## Your objective
Your output is the lines from the first one to the one containing "Chart.register(...registerables);", repeated exactly, with images left out.

## Available data

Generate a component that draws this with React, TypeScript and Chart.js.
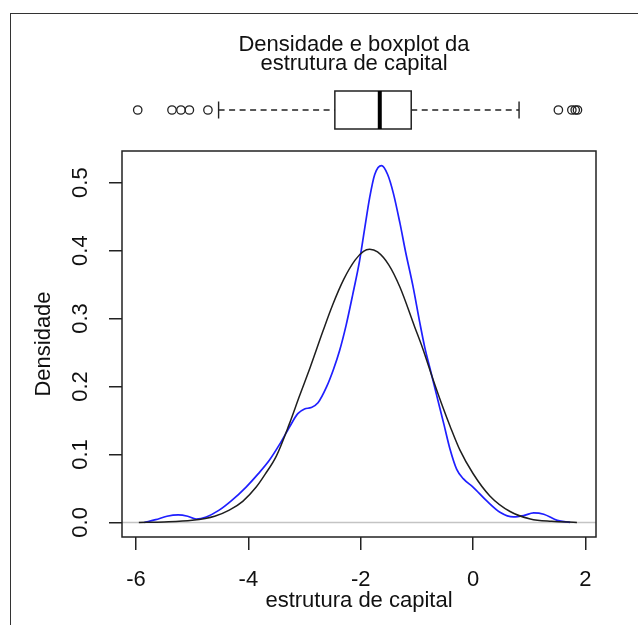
import React, { useEffect, useRef } from "react";
import { Chart, registerables } from "chart.js";

Chart.register(...registerables);

const TITLE_LINES = ["Densidade e boxplot da", "estrutura de capital"];
const X_TITLE = "estrutura de capital";
const Y_TITLE = "Densidade";
const X_TICKS = [-6, -4, -2, 0, 2];
const Y_TICKS = [0, 0.1, 0.2, 0.3, 0.4, 0.5];
const X_RANGE = [-6.25, 2.19];
const Y_RANGE = [-0.0215, 0.5466];

// kernel density (blue)
const KDE_X = [
  -5.85, -5.65, -5.45, -5.25, -5.08, -4.93, -4.75, -4.52, -4.3, -4.04,
  -3.83, -3.63, -3.45, -3.27, -3.12, -3.0, -2.88, -2.76, -2.61, -2.49,
  -2.375, -2.26, -2.14, -2.02, -1.93, -1.84, -1.75, -1.63, -1.52, -1.42,
  -1.3, -1.2, -1.07, -0.95, -0.86, -0.77, -0.65, -0.52, -0.41, -0.29,
  -0.17, 0.0, 0.24, 0.48, 0.72, 0.9, 1.08, 1.26, 1.5, 1.73,
];
const KDE_Y = [
  0.0, 0.004, 0.009, 0.011, 0.009, 0.005, 0.008, 0.018, 0.032, 0.052,
  0.071, 0.091, 0.114, 0.14, 0.16, 0.167, 0.169, 0.176, 0.199, 0.224,
  0.253, 0.29, 0.336, 0.385, 0.432, 0.478, 0.512, 0.525, 0.512, 0.485,
  0.44, 0.398, 0.348, 0.295, 0.258, 0.228, 0.188, 0.145, 0.108, 0.078,
  0.064, 0.052, 0.032, 0.015, 0.008, 0.01, 0.014, 0.012, 0.003, 0.0,
];

// normal density (black)
const NORMAL_X = [
  -5.95, -5.5, -5.0, -4.6, -4.34, -4.1, -3.86, -3.7, -3.5, -3.27,
  -3.09, -2.9, -2.67, -2.5, -2.3, -2.1, -1.95, -1.84, -1.7, -1.5,
  -1.3, -1.04, -0.9, -0.71, -0.53, -0.41, -0.23, 0.0, 0.3, 0.66,
  1.02, 1.4, 1.85,
];
const NORMAL_Y = [
  0.0, 0.0006, 0.003, 0.009, 0.018, 0.031, 0.052, 0.071, 0.098, 0.145,
  0.186, 0.228, 0.282, 0.32, 0.358, 0.386, 0.399, 0.402, 0.398, 0.379,
  0.346, 0.288, 0.257, 0.21, 0.168, 0.142, 0.106, 0.072, 0.039, 0.016,
  0.005, 0.0015, 0.0,
];

// boxplot: lower whisker, Q1, median, Q3, upper whisker
const BOX_STATS = [-4.53, -2.46, -1.66, -1.1, 0.82];
const BOX_OUTLIERS = [-5.97, -5.36, -5.2, -5.05, -4.72, 1.52, 1.76, 1.82, 1.86];

const FONT = "'Liberation Sans', Arial, sans-serif";

const decorPlugin = {
  id: "decor",
  beforeDatasetsDraw(chart: any) {
    const { ctx, chartArea: a, scales } = chart;
    const y0 = scales.y.getPixelForValue(0);
    ctx.save();
    ctx.strokeStyle = "#c4c4c4";
    ctx.lineWidth = 1.5;
    ctx.beginPath();
    ctx.moveTo(a.left, y0);
    ctx.lineTo(a.right, y0);
    ctx.stroke();
    ctx.restore();
  },
  afterDraw(chart: any) {
    const { ctx, chartArea: a, scales } = chart;
    const x = scales.x;
    ctx.save();
    // plot box
    ctx.strokeStyle = "#222";
    ctx.lineWidth = 1.5;
    ctx.strokeRect(a.left, a.top, a.right - a.left, a.bottom - a.top);
    // title
    ctx.fillStyle = "#111";
    ctx.font = `22px ${FONT}`;
    ctx.textAlign = "center";
    ctx.textBaseline = "alphabetic";
    ctx.fillText(TITLE_LINES[0], 354, 51);
    ctx.fillText(TITLE_LINES[1], 354, 70);
    // boxplot
    const yc = 110, top = 91, bot = 129, cap = 8.5;
    const [lo, q1, med, q3, hi] = BOX_STATS.map((v) => x.getPixelForValue(v));
    ctx.strokeStyle = "#222";
    ctx.lineWidth = 1.4;
    ctx.setLineDash([6, 4.5]);
    ctx.beginPath();
    ctx.moveTo(lo, yc);
    ctx.lineTo(q1, yc);
    ctx.moveTo(q3, yc);
    ctx.lineTo(hi, yc);
    ctx.stroke();
    ctx.setLineDash([]);
    ctx.beginPath();
    ctx.moveTo(lo, yc - cap);
    ctx.lineTo(lo, yc + cap);
    ctx.moveTo(hi, yc - cap);
    ctx.lineTo(hi, yc + cap);
    ctx.stroke();
    ctx.lineWidth = 1.5;
    ctx.strokeRect(q1, top, q3 - q1, bot - top);
    ctx.lineWidth = 4;
    ctx.strokeStyle = "#000";
    ctx.beginPath();
    ctx.moveTo(med, top);
    ctx.lineTo(med, bot);
    ctx.stroke();
    ctx.lineWidth = 1.3;
    ctx.strokeStyle = "#222";
    BOX_OUTLIERS.forEach((v) => {
      ctx.beginPath();
      ctx.arc(x.getPixelForValue(v), yc, 4.2, 0, Math.PI * 2);
      ctx.stroke();
    });
    ctx.restore();
  },
};

export default function App() {
  const ref = useRef<HTMLCanvasElement>(null);
  useEffect(() => {
    Chart.defaults.font.family = FONT;
    const chart = new Chart(ref.current as HTMLCanvasElement, {
      type: "line",
      data: {
        datasets: [
          {
            label: "normal",
            data: NORMAL_X.map((v, i) => ({ x: v, y: NORMAL_Y[i] })),
            borderColor: "#1e1e1e",
            borderWidth: 1.5,
            pointRadius: 0,
            cubicInterpolationMode: "monotone",
            fill: false,
            order: 1,
          },
          {
            label: "densidade",
            data: KDE_X.map((v, i) => ({ x: v, y: KDE_Y[i] })),
            borderColor: "#1f1fff",
            borderWidth: 1.7,
            pointRadius: 0,
            cubicInterpolationMode: "monotone",
            fill: false,
            order: 2,
          },
        ],
      },
      options: {
        animation: false,
        responsive: false,
        maintainAspectRatio: false,
        layout: { padding: { top: 151, right: 42, left: 0, bottom: 0 } },
        plugins: {
          legend: { display: false },
          tooltip: { enabled: false },
          title: { display: false },
        },
        scales: {
          x: {
            type: "linear",
            min: X_RANGE[0],
            max: X_RANGE[1],
            afterFit: (s: any) => {
              s.height = 88;
            },
            afterBuildTicks: (s: any) => {
              s.ticks = X_TICKS.map((v) => ({ value: v }));
            },
            grid: { drawOnChartArea: false, drawTicks: true, tickLength: 13, color: "#222", lineWidth: 1.5 },
            border: { display: false },
            ticks: {
              padding: 17,
              autoSkip: false,
              maxRotation: 0,
              color: "#111",
              font: { size: 22 },
              callback: (v: any) => String(v),
            },
            title: {
              display: true,
              text: X_TITLE,
              color: "#111",
              font: { size: 22 },
              padding: { top: 0, bottom: 11 },
            },
          },
          y: {
            type: "linear",
            min: Y_RANGE[0],
            max: Y_RANGE[1],
            afterFit: (s: any) => {
              s.width = 122;
            },
            afterBuildTicks: (s: any) => {
              s.ticks = Y_TICKS.map((v) => ({ value: v }));
            },
            grid: { drawOnChartArea: false, drawTicks: true, tickLength: 13, color: "#222", lineWidth: 1.5 },
            border: { display: false },
            ticks: {
              padding: 13,
              autoSkip: false,
              minRotation: 90,
              maxRotation: 90,
              crossAlign: "center",
              color: "#111",
              font: { size: 22 },
              callback: (v: any) => Number(v).toFixed(1),
            },
            title: {
              display: true,
              text: Y_TITLE,
              color: "#111",
              font: { size: 22 },
              padding: { top: 31, bottom: 0 },
            },
          },
        },
      } as any,
      plugins: [decorPlugin],
    });
    return () => chart.destroy();
  }, []);
  return (
    <div
      style={{
        position: "absolute",
        left: 0,
        top: 0,
        width: 638,
        height: 625,
        background: "#fff",
        overflow: "hidden",
      }}
    >
      <div
        style={{
          position: "absolute",
          left: 10,
          top: 13,
          right: -2,
          bottom: -2,
          borderTop: "1px solid #333",
          borderLeft: "1px solid #333",
        }}
      />
      <canvas
        ref={ref}
        width={638}
        height={625}
        style={{ position: "absolute", left: 0, top: 0, width: 638, height: 625 }}
      />
    </div>
  );
}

## Answer to the exercise
Generate a component that draws this with React, TypeScript and Chart.js.
import React, { useEffect, useRef } from "react";
import { Chart, registerables } from "chart.js";

Chart.register(...registerables);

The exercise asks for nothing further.